Da Marco Grando riceviamo M. Jergivic, Le Marlboro di Sarajevo.
Marco ci scrive: Sono racconti scritti durante la guerra che ha posto fine alla Jugoslavia e riguardano la gente comune durante l’assedio a Sarajevo.
Come scrive Claudio Magris Jergovic è uno scrittore epico…. i racconti sono essenziali, un quadro corale di una guerra della porta accanto eppure ignorata o comunque troppo in fretta dimenticata.
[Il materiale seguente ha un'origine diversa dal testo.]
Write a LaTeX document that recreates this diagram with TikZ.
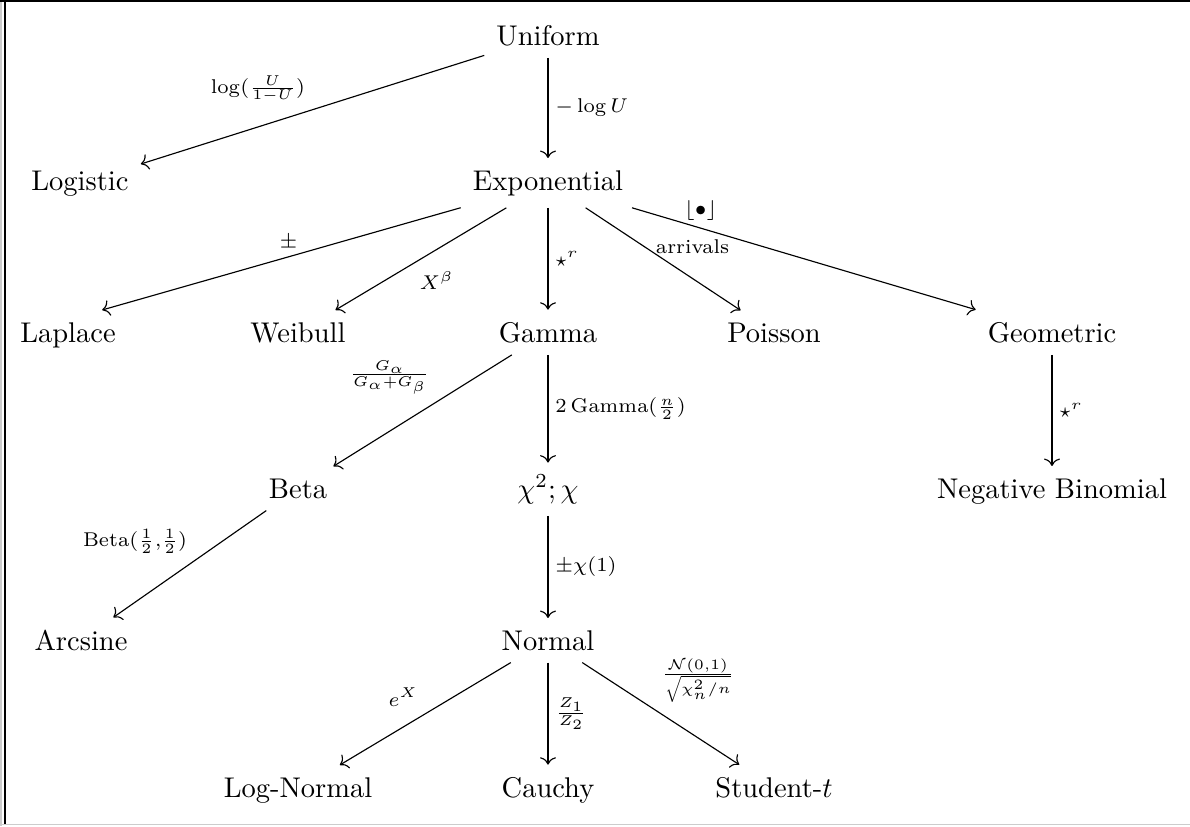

Ho messo in tasca le due sigarette e sono andato all’ospedale. Il dottore mi chiede timidamente chi fosse Tadija per me. E’ un mio amico. Sono certo che lo è, ma devo dirle che voi due non potrete più conversare, fa il dottore porgendomi la mano. Nessun problema, rispondo, porgendogli carote e sigarette. Le torneranno utili, gli faccio, perché si è preso cura di Tadija. Lui trasalisce e ritrae la mano. Sorrido e insisto perché le accetti […] Seduti all’aperto su una panchina mi offre una sigaretta, l’altra se la mette in bocca. Restiamo così, intorno vanno e vengono camici insanguinati. Sa, era cancro, dice alla fine. Nessun problema, rispondo e gli racconto delle semenze, della terra, delle bianche scatole di polistirolo, dei germogli. Mi guarda con gli occhi gonfi di lacrime e annuisce.

Dalla presentazione dell’editore:
Il libro è stato scritto mentre la guerra devastava quella bellissima e composita città che è Sarajevo. Narra le storie di quei giorni, viste dalla parte degli assediati, legando una vita all’altra, la sorte di un uomo a quella di una donna, di una casa indenne a una colpita dalle cannonate.
Ne risulta un racconto corale, di amore e malinconia per una terra distrutta, ma privo di lamenti inutili, accettando l’inevitabilità della sorte e degli accadimenti. È un compendio di feroci pugni allo stomaco, in cui il conflitto balcanico fa da sfondo ai bislacchi protagonisti, sempre in bilico tra quotidianità e sopravvivenza.